Post by syzygy » Wed Aug 15, 2018 7:57 pm

chrisw wrote:
Wed Aug 15, 2018 7:19 pm
syzygy wrote: So my point is that the set of weights will be just as (un)copyrighted as the equivalent source or object code. The extra mechanical transformation (the "direct map") makes no difference.
Yes, I agreed with you earlier and switched to:
Chrisw wrote: Agreed. For this particular ingenious machine, the key step is the process "transformation of input game database into a probe-able knowledge engine", it wasn't possible to probe the database for this "knowledge", but it is possible to probe its transformation, or whatever you want to call it.
as the creative and potentially copyright giving step.
Yes, I see now. I skipped a paragraph I shouldn't have skipped.

OK, then I'd say the transformation is still mechanical and irreversible. Since it is mechanical, no copyrightable elements are added. Since it is irreversible, some copyrightable elements might be lost. (In view of section 178, UK copyright law seems to accept that (non-trivial) mechanical transformations can in theory add copyrightable elements, though.)

And I think what normally, if not always, will happen is that everything copyrightable about the initial set of games will be lost.

But I might be able to come up with an exception. The game of chess itself, as a set of game rules, is probably copyrightable (were it not that the rules of chess are in the public domain). Suppose you start with an uninitialised NN for playing a turn-based two-person board game, where the NN does not have any hard-coded game rules because of how the inputs are connected. Now you (creatively) come up with a set of game rules, generate a large amount of games adhering to those game rules, and train the network on those games.

If you play the resulting NN, you will probably be able to recognise some of the game rules (even though the NN might not have acquired the rules with 100% accuracy). So some of the creativity that went into coming up with the game rules will have been retained in the NN weights.

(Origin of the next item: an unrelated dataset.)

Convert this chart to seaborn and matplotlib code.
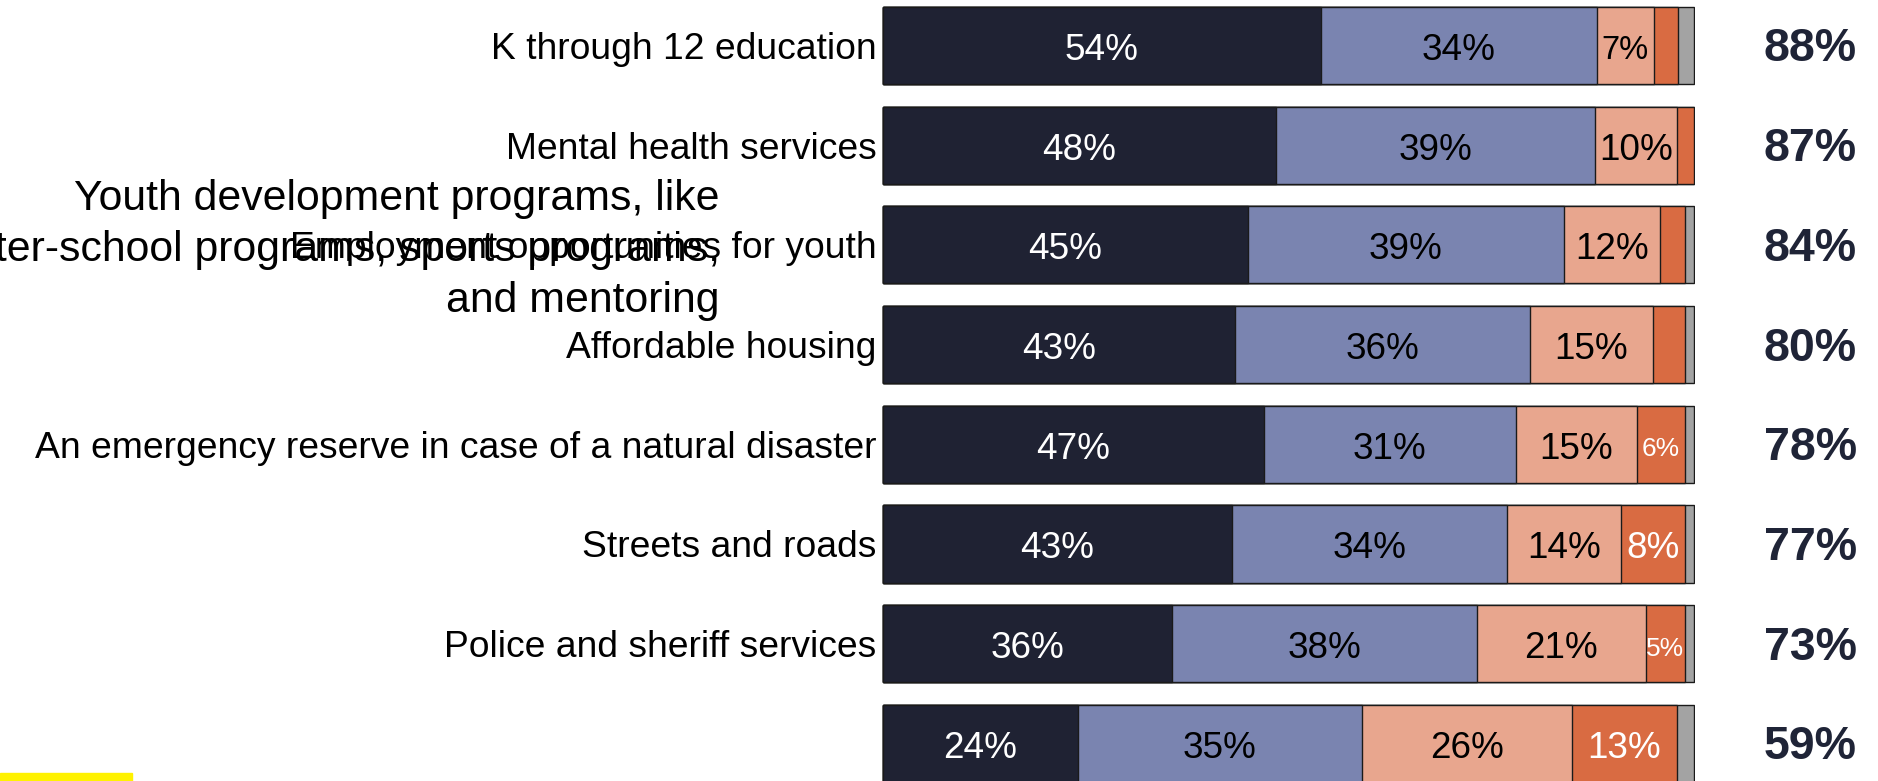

Going back to Lc0, something similar might be possible. Select training games having some silly pattern not connected to the rules of chess and hope you can find back that pattern in the games played by the resulting NN (showing that the NN has some observable creative characteristic created by the person selecting the training games). This does not seem to be easy to achieve, but may not be completely impossible.